Fora do escritório está Nara Nasseif, 22 anos, estudante do segundo anos da universidade. De tarde trabalha com os jesuítas para ajudar a sua família. «A mim chegam-me as pessoas que pedem ajuda. Eu tenho de perceber de que precisam e encaminhá-las para um dos nossos centros. São pessoas cansadas, muitas vezes zangadas. Às vezes gritam e querem uma resposta imediata aos seus pedidos. Não é fácil. Eu recebo-as e procuro acalmá-las. No princípio foi mesmo difícil. Chegava a casa e pedia a Deus que me desse a paixão por esta gente. Tentei trazer para o trabalho a experiência que fiz desde pequena indo à paróquia».
Terá conhecido pessoas como Josef, 23 anos, estudante de Farmácia, que ajuda os jesuítas na catequese das crianças da primária. «Seria normal pensar que Homs é uma cidade de morte. Mas quando vens aqui e vês o que se faz, vês a vida», explica o rapaz: «Fui educado como cristão desde pequenino. Tive os meus momentos difíceis, tive dúvidas de fé.
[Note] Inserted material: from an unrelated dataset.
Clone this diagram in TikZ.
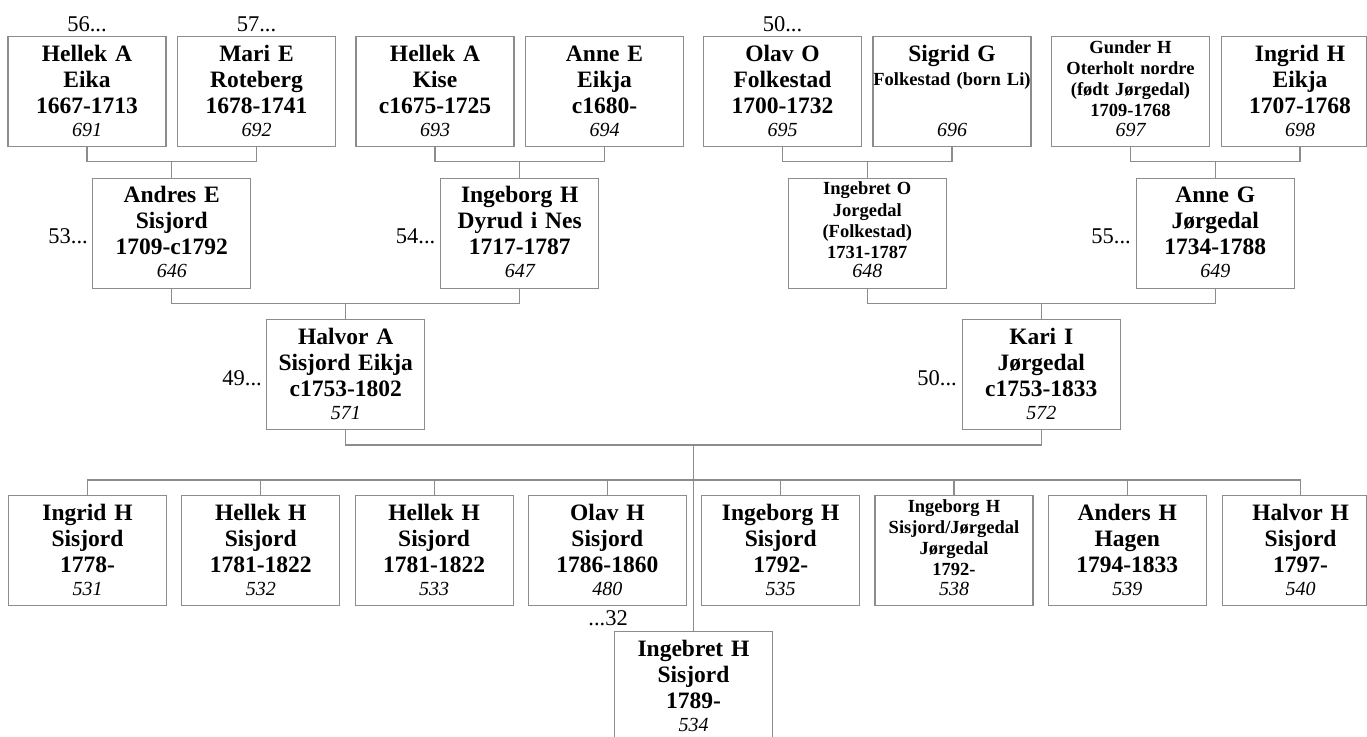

Mas cada vez que voltava aqui, encontrava o padre Ziad e os outros e via uma luz que não há em lado nenhum. Ainda hoje é assim, não é um pensamento, é algo que sinto e vivo».
Andando pela rua ninguém diria que também a Homs vai chegar o Natal. Não há iluminações, não há árvores enfeitadas. «Começámos o Advento explicando às crianças o mistério da Anunciação», continua Josef: «Assim também nós procuramos acolher este anúncio nos nossos corações». O padre Ziad, graças a um donativo da Europa, pela primeira vez, este ano vai poder comprar um presente para cada uma das cinco mil crianças. Chocolates, rebuçados, tshirts, pijamas. «Vai ser mais um Natal estranho. Mas posso dizer que estamos felizes. Quando Cristo veio a este mundo não tinha nem electricidade nem aquecimento. Teve frio como temos nós. E isso não o impediu de ser amigos das pessoas que encontrava».